シャピロ:プロセッサそのものの能力の高さもさることながら、自動車産業のニーズにあわせてシステムやソフトウェア開発体制を特化しているところですね。特に顕著なのは製品の開発サイクルで、自動車の開発期間は、プロセッサ技術の進化やスマートフォン/タブレット端末の開発期間に比べて、とても長いわけです。そこでも最新のプロセッサ技術が使えるように、アウディとの共同開発では車載端末側のI/Oをソケット化し、開発期間中でも最新のプロセッサに載せ替えられる仕組みを導入しました。こうすることで、アウディではモデルイヤーごとに最新プロセッサを導入し、しかもシステム的な改修はほとんどしなくてもいいようになっています。

----:それはアウディ向け専用の規格なのでしょうか。

シャピロ:最初にアウディと共同開発したものですが、同様の仕組みがテスラやBMW、VWグループなどに広がってきています。各自動車メーカーは主な提携先となるティア1サプライヤーもそれぞれ異なるわけですが、それでも(Tegraの)モジュール部分は互換性を持つようになっています。またハードウェア的なピン互換性だけでなく、ソフトウェア的なAPIも整備していきますので、ソフトウェアアップデートだけで最新機能にも対応しやすくなります。

----:自動車産業の事情にあわせつつ、IT業界的な水平分業による開発メリットが出やすくなっているわけですね。

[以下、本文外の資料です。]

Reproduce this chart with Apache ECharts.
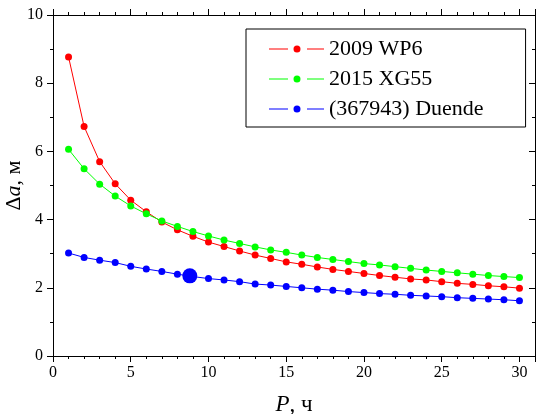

シャピロ:他にも、我々は自動車メーカーのニーズにあわせて、OSプラットフォームの選択肢も広くとっています。LinuxやQNX、Android、WindowsなどマルチOS対応になっています。またヴァーチャルマシン技術を用いて、同一のシステム上で異なる複数のOSを動かすことも可能です。例えばダッシュボードの制御ではQNXを用いて、マルチメディア系のスクリーンではAndroidを動かす、といったこともできるのです。

----:マルチOSの並列同時処理というのは、クルマならではのニーズですね。自動車の場合、ナビゲーションはAndroidなどリッチなマルチメディアOSを用いたいけれど、ダッシュボードやHUDのアプリケーションはシンプルで安定性の高いリアルタイムOSで、ということは普通にありますからね。

シャピロ:そのとおりです。そういったクルマならではのニーズにきちんと応えられるような体制となっていることが、NVIDIAの強みだと自負しています。

----:今のところNVIDIAを採用したり、共同開発体制を取っているのは欧州メーカーが中心ですが、日本の自動車産業との連携はいかがでしょうか。

シャピロ:現在、NVIDIAはドイツ車メーカーとの関係が深く、すでに600万台以上のドイツ車に我々のプロセッサが搭載されています。これは今後2500万台規模にまでなる見込みで、かなりよい成長曲線が描けているのではないかと思います。他方で、近い将来において、ドイツ地域以外の自動車メーカーでもTegraが採用される予定です。ただ、その詳しい出荷時期や内容は、自動車メーカー自身がモーターショーなどで発表したいわけですから、我々の口からはあまり詳しく言えないのですよ(笑)

----:現時点で日本のユーザーがNVIDIAのプロセッサパワーを体験したいとなると、「ドイツ車か、テスラか」となるわけですが、数年後には日本車の中からも選択肢が選べるようになるのでしょうか。

シャピロ:詳しくはいえないのですけれども(笑)、近いうちにお知らせができるかもしれません。

◆自動運転ソリューションの欠かせないプレイヤーとして地位を占める

-----:NVIDIAにとって、2020年のクルマはどのように進化していると考えていますか。

シャピロ:そうですね。自動運転は実現していると思います。むろん、完全自動運転がどこまで実現するかは技術だけでなく法的・制度的な整備も必要なわけですけれども、高速道路など部分的な自動運転は実現していると考えています。自動運転の実用化に向けた技術開発は今後急速に進むでしょう。

-----:自動運転は運転支援や先進安全技術の集大成でもあるわけですが、それを支える重要な要素のひとつにNVIDAはなりたい、と。

シャピロ:そのとおりです。間違いなく、そうなりたいですね。